Set exercise:
Skip all pictures. Write out the data below from its first line through the line that contains "const netDifference = ['0%', '+9.9%'];".
┏━━
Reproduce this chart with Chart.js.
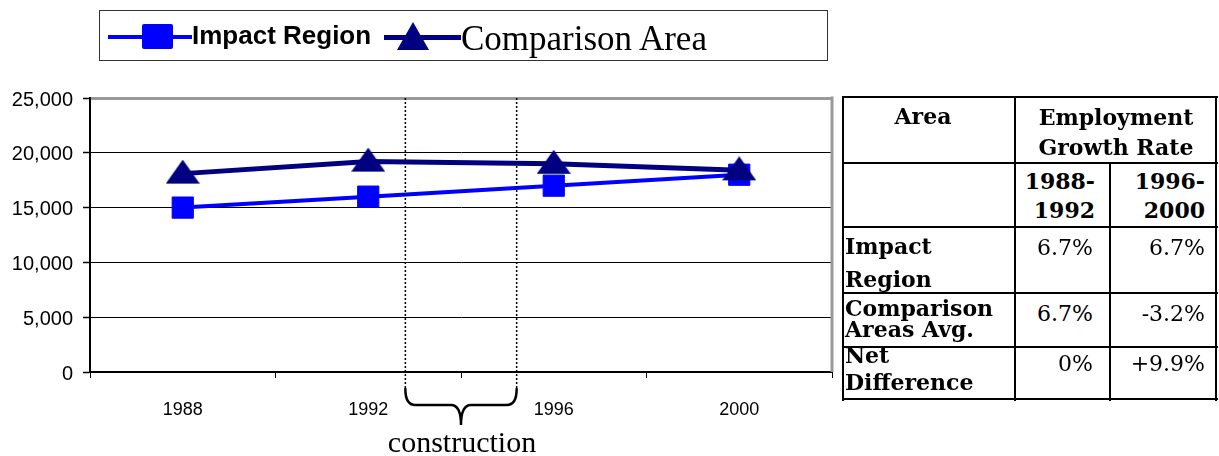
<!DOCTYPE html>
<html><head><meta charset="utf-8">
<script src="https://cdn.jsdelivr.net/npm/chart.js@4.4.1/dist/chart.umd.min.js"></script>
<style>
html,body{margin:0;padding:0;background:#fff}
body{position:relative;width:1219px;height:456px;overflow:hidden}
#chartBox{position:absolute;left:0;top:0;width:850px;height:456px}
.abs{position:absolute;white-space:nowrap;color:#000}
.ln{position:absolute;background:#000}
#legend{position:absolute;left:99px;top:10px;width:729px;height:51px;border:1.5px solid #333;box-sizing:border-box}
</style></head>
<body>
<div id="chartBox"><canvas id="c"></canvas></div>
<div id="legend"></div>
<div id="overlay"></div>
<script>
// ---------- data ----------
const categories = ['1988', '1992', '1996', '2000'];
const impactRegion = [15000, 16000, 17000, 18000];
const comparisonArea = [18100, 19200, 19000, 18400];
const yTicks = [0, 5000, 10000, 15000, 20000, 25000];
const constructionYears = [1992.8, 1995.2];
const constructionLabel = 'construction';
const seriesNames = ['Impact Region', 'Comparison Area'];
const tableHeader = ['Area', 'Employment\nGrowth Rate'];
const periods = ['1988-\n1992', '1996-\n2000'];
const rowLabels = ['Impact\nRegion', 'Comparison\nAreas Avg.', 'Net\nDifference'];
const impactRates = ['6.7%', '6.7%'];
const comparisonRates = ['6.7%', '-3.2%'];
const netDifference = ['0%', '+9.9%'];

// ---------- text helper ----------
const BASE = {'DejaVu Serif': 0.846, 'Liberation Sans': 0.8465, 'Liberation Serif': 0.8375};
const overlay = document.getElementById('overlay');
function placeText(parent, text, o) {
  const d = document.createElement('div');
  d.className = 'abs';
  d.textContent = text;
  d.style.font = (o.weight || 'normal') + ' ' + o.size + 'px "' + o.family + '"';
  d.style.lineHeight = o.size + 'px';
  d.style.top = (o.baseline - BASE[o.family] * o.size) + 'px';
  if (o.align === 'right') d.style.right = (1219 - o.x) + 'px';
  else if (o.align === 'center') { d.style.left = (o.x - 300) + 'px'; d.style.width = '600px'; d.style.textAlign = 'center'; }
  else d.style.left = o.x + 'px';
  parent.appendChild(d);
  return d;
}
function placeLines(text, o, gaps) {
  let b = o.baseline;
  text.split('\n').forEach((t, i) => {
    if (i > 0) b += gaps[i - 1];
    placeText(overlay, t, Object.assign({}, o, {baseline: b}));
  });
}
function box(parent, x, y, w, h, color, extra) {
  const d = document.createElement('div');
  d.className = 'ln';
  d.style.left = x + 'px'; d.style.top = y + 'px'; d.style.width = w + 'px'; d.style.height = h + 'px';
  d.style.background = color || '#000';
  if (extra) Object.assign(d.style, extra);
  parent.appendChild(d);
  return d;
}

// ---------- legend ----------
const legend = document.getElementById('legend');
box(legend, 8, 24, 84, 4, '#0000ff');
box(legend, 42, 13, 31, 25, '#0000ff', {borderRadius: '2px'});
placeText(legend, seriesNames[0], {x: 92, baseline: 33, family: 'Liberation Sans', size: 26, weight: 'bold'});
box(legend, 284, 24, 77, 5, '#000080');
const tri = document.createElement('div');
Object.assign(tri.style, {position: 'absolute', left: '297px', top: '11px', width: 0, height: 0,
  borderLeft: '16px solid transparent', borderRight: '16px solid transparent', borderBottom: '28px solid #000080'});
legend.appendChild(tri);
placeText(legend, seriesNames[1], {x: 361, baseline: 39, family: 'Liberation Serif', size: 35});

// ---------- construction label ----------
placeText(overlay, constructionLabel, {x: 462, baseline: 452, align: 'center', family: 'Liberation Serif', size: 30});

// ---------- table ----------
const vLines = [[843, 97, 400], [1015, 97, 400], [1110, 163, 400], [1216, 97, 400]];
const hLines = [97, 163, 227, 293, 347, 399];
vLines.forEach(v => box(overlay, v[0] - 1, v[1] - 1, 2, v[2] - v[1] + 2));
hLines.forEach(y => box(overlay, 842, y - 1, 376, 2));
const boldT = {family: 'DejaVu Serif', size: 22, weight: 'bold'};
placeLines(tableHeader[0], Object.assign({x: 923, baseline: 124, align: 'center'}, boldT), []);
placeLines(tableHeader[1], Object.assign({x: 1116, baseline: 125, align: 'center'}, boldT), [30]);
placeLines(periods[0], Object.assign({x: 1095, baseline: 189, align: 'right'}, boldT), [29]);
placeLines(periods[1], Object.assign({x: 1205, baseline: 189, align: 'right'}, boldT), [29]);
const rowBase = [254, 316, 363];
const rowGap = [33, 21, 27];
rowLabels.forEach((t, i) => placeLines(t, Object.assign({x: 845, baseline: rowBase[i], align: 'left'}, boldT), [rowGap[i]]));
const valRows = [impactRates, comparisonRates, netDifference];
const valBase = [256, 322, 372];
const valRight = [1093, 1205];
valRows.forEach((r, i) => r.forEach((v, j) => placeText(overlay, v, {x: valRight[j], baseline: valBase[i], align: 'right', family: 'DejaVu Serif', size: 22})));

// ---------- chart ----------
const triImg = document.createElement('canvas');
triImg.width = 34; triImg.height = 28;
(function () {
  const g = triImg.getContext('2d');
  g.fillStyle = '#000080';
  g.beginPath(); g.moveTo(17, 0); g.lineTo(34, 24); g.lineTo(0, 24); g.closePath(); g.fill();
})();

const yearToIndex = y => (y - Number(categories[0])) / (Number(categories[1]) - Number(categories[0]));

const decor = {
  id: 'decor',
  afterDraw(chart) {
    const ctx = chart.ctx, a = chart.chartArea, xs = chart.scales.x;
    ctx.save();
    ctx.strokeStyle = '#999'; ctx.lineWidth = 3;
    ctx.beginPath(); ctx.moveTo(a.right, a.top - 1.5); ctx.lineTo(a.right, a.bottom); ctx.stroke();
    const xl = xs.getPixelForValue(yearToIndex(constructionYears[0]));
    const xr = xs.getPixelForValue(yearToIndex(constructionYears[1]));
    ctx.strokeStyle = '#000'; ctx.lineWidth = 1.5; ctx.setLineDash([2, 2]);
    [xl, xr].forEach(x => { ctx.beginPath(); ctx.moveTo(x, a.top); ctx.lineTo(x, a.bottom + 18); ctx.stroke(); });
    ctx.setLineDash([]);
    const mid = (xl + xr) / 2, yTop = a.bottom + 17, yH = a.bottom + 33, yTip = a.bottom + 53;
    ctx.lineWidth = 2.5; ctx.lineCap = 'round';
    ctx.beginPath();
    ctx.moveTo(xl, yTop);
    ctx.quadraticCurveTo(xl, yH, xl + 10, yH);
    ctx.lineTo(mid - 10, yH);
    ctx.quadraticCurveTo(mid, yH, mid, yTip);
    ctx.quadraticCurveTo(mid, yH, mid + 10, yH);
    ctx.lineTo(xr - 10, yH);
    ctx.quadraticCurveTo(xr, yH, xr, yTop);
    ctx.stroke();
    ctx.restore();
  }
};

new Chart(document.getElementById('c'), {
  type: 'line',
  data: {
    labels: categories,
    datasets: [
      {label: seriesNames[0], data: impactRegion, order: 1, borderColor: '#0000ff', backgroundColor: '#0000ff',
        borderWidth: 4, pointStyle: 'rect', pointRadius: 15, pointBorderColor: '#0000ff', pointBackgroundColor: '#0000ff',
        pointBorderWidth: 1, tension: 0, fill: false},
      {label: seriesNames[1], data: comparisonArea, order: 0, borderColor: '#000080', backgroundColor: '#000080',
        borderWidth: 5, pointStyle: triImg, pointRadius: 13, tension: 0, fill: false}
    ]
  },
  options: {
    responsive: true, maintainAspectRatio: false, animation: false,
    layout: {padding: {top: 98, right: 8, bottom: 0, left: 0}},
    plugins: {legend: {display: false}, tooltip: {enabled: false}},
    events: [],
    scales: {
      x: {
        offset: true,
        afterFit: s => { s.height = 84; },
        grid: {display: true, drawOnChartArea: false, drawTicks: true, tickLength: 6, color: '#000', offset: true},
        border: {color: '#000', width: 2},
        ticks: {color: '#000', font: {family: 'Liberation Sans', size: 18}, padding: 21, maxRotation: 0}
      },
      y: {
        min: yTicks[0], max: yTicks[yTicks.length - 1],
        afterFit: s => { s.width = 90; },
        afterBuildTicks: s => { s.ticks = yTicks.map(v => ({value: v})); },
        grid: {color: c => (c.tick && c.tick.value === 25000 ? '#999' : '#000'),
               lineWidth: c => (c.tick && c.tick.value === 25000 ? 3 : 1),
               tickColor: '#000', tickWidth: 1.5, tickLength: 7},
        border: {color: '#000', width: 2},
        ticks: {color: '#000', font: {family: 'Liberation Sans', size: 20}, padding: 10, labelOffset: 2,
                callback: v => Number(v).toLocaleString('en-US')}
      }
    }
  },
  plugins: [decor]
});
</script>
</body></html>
┗━━
Answer in full:
Reproduce this chart with Chart.js.
<!DOCTYPE html>
<html><head><meta charset="utf-8">
<script src="https://cdn.jsdelivr.net/npm/chart.js@4.4.1/dist/chart.umd.min.js"></script>
<style>
html,body{margin:0;padding:0;background:#fff}
body{position:relative;width:1219px;height:456px;overflow:hidden}
#chartBox{position:absolute;left:0;top:0;width:850px;height:456px}
.abs{position:absolute;white-space:nowrap;color:#000}
.ln{position:absolute;background:#000}
#legend{position:absolute;left:99px;top:10px;width:729px;height:51px;border:1.5px solid #333;box-sizing:border-box}
</style></head>
<body>
<div id="chartBox"><canvas id="c"></canvas></div>
<div id="legend"></div>
<div id="overlay"></div>
<script>
// ---------- data ----------
const categories = ['1988', '1992', '1996', '2000'];
const impactRegion = [15000, 16000, 17000, 18000];
const comparisonArea = [18100, 19200, 19000, 18400];
const yTicks = [0, 5000, 10000, 15000, 20000, 25000];
const constructionYears = [1992.8, 1995.2];
const constructionLabel = 'construction';
const seriesNames = ['Impact Region', 'Comparison Area'];
const tableHeader = ['Area', 'Employment\nGrowth Rate'];
const periods = ['1988-\n1992', '1996-\n2000'];
const rowLabels = ['Impact\nRegion', 'Comparison\nAreas Avg.', 'Net\nDifference'];
const impactRates = ['6.7%', '6.7%'];
const comparisonRates = ['6.7%', '-3.2%'];
const netDifference = ['0%', '+9.9%'];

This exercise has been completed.